Health-enhancing intestinal bacteria
serve to prevent the overgrowth of potentially harmful bacteria in the gut. These two types of bacteria compete for
space and "food," as there are limited resources within the intestinal tract. A ratio of 80-85% beneficial to
15-20% potentially harmful bacteria generally is considered normal within the intestines. Microorganisms also are
kept at bay by an extensive immune system comprising the gut-associated
lymphoid tissue (GALT).
Histology
General structure of the gut wall
The gastrointestinal tract has a form of general histology with some differences
that reflect the specialization in functional anatomy. The GI tract can be
divided into four concentric layers:
- Mucosa
- Submucosa
- Muscularis external(the
external muscle layer)
- Adventitiaor serosa
Mucosa
The mucosa is the innermost layer of the gastrointestinal wall that is surrounding
the lumen, or open space within the tube.
This layer comes in direct contact with food called bolus, and is responsible for absorption, digestion and
secretion which are the important processes in digestion.
The mucosa is made up of three layers:
- mucous epithelium - an inner layer
- lamina propria - a layer of connective tissue
- muscularis mucosae - a thin layer of smooth muscle
The mucosae are highly specialized in each organ of the gastrointestinal tract,
facing a low pH in the stomach, absorbing a multitude of different substances in the small intestine, and also
absorbing specific quantities of water in the large intestine. Reflecting the varying needs of these organs, the
structure of the mucosa can consist of invaginations of secretory glands (e.g. gastric pits), or it can be folded
in order to increase surface area (in the small intestine, particularly the ileum).
Submucosa
The submucosa consists of a dense irregular layer of connective tissue with large
blood vessels, lymphatics, and nerves branching into the mucosa and muscularis externa. It contains
Meissner's plexus, an enteric nervous plexus, situated on the inner surface of
the muscularis externa.
Muscularis externa
The muscularis externa
consists of an inner circular layer and a longitudinal outer muscular layer. The circular muscle layer
prevents food from traveling backward and the longitudinal layer shortens the tract.
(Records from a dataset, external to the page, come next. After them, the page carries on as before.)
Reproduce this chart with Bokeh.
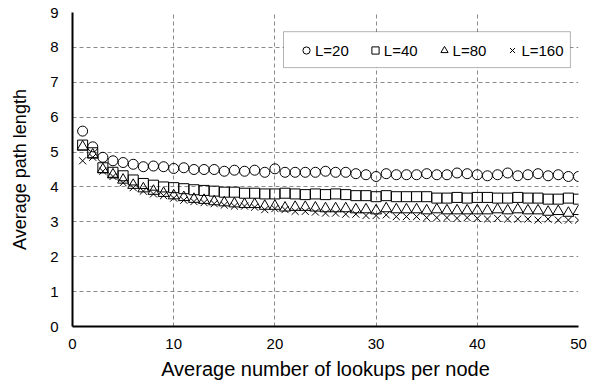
from bokeh.plotting import figure
from bokeh.models import Range1d, FixedTicker, Legend, LegendItem, BoxAnnotation
from bokeh.embed import file_html
from bokeh.resources import INLINE

lookups = list(range(1, 51))

len_L20 = [5.60, 5.15, 4.85, 4.75, 4.70, 4.65, 4.58, 4.60, 4.58, 4.53,
           4.55, 4.50, 4.50, 4.50, 4.45, 4.48, 4.45, 4.48, 4.42, 4.52,
           4.42, 4.42, 4.42, 4.42, 4.45, 4.42, 4.42, 4.38, 4.35, 4.30,
           4.38, 4.35, 4.35, 4.35, 4.38, 4.35, 4.35, 4.40, 4.38, 4.35,
           4.32, 4.35, 4.40, 4.32, 4.35, 4.38, 4.32, 4.35, 4.30, 4.30]

len_L40 = [5.20, 4.98, 4.55, 4.42, 4.32, 4.20, 4.10, 4.05, 4.00, 3.98,
           3.95, 3.92, 3.90, 3.88, 3.85, 3.85, 3.82, 3.82, 3.80, 3.80,
           3.82, 3.80, 3.78, 3.80, 3.78, 3.80, 3.78, 3.75, 3.75, 3.72,
           3.75, 3.72, 3.72, 3.72, 3.72, 3.68, 3.68, 3.70, 3.68, 3.70,
           3.70, 3.68, 3.68, 3.70, 3.68, 3.68, 3.65, 3.65, 3.68, 3.65]

len_L80 = [5.15, 4.92, 4.50, 4.35, 4.20, 4.05, 3.95, 3.88, 3.82, 3.75,
           3.70, 3.65, 3.62, 3.58, 3.55, 3.52, 3.50, 3.50, 3.45, 3.45,
           3.40, 3.42, 3.42, 3.40, 3.38, 3.38, 3.38, 3.35, 3.35, 3.32,
           3.38, 3.35, 3.35, 3.35, 3.32, 3.35, 3.32, 3.32, 3.32, 3.32,
           3.32, 3.35, 3.32, 3.35, 3.32, 3.32, 3.28, 3.30, 3.25, 3.30]

len_L160 = [4.75, 4.85, 4.45, 4.30, 4.12, 3.98, 3.88, 3.80, 3.75, 3.68,
            3.62, 3.58, 3.55, 3.52, 3.48, 3.45, 3.45, 3.42, 3.35, 3.38,
            3.35, 3.30, 3.30, 3.28, 3.25, 3.25, 3.22, 3.22, 3.18, 3.18,
            3.20, 3.15, 3.15, 3.15, 3.12, 3.12, 3.12, 3.10, 3.12, 3.10,
            3.08, 3.10, 3.08, 3.08, 3.08, 3.05, 3.08, 3.05, 3.05, 3.05]

series_labels = ["L=20", "L=40", "L=80", "L=160"]
x_ticks = [0, 10, 20, 30, 40, 50]
y_ticks = [0, 1, 2, 3, 4, 5, 6, 7, 8, 9]

FONT = "Liberation Sans"

p = figure(width=590, height=389, output_backend="svg", toolbar_location=None,
           x_range=Range1d(0, 50), y_range=Range1d(0, 9),
           min_border_left=72, min_border_right=12, min_border_top=12,
           min_border_bottom=63)

p.outline_line_color = None
p.background_fill_color = "white"

for ax in (p.xaxis[0], p.yaxis[0]):
    ax.axis_line_color = "black"
    ax.axis_line_width = 2
    ax.major_tick_in = 0
    ax.major_tick_out = 0
    ax.minor_tick_in = 0
    ax.minor_tick_out = 0
    ax.major_label_text_font = FONT
    ax.major_label_text_font_size = "15px"
    ax.major_label_text_color = "black"
    ax.axis_label_text_font = FONT
    ax.axis_label_text_font_style = "normal"
    ax.axis_label_text_color = "black"

p.xaxis.axis_label_text_font_size = "20px"
p.yaxis.axis_label_text_font_size = "18px"

p.xaxis.ticker = FixedTicker(ticks=x_ticks)
p.yaxis.ticker = FixedTicker(ticks=y_ticks)
p.xaxis.axis_label = "Average number of lookups per node"
p.yaxis.axis_label = "Average path length"
p.xaxis.major_label_standoff = 12
p.xaxis.axis_label_standoff = 6
p.yaxis.major_label_standoff = 14
p.yaxis.axis_label_standoff = 17

for g in (p.xgrid[0], p.ygrid[0]):
    g.grid_line_color = "#8a8a8a"
    g.grid_line_dash = "4 3"
    g.grid_line_width = 1

common = dict(fill_color=None, line_color="black", line_width=1)
r1 = p.scatter(lookups, len_L20, marker="circle", size=10, **common)
r2 = p.scatter(lookups, len_L40, marker="square", size=10, **common)
r3 = p.scatter(lookups, len_L80, marker="triangle", size=11, **common)
r4 = p.scatter(lookups, len_L160, marker="x", size=10, **common)

box = BoxAnnotation(left=20.85, right=49.2, top=8.45, bottom=7.42,
                    fill_color="white", fill_alpha=1.0,
                    line_color="black", line_width=1)
p.add_layout(box)

legend = Legend(items=[LegendItem(label=lab, renderers=[r])
                       for lab, r in zip(series_labels, [r1, r2, r3, r4])],
                location=(225, 267), orientation="horizontal",
                glyph_width=18, glyph_height=18, label_standoff=-3,
                spacing=17, padding=0, margin=0,
                border_line_color=None, background_fill_alpha=0,
                label_text_font=FONT, label_text_font_size="15px",
                label_text_color="black")
p.add_layout(legend)

open("out.html", "w").write(file_html(p, INLINE))
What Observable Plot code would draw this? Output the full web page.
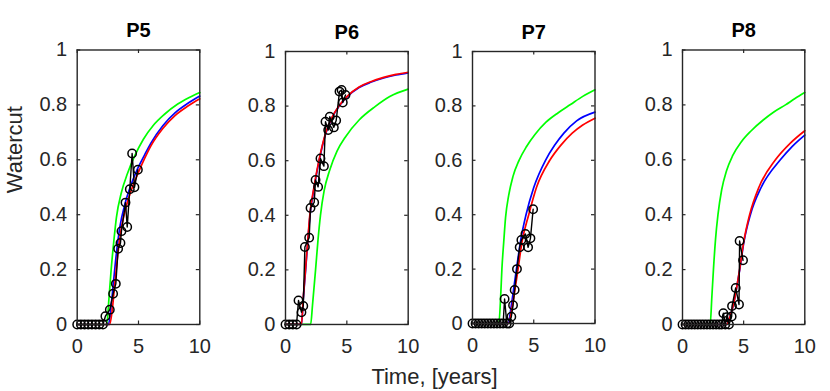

The coordinated contractions
of these layers is called peristalsis and
propels the bolus, or balled-up food, through the GI tract.
Between the two muscle layers are the myenteric or Auerbach's plexus.
Adventitia
The adventitia consists of several layers of connective
tissue.
When the adventitia is facing the mesentery or peritoneal fold, the adventitia is covered by a
mesothelium supported by a thin connective tissue layer, together forming a serosa, or serous membrane.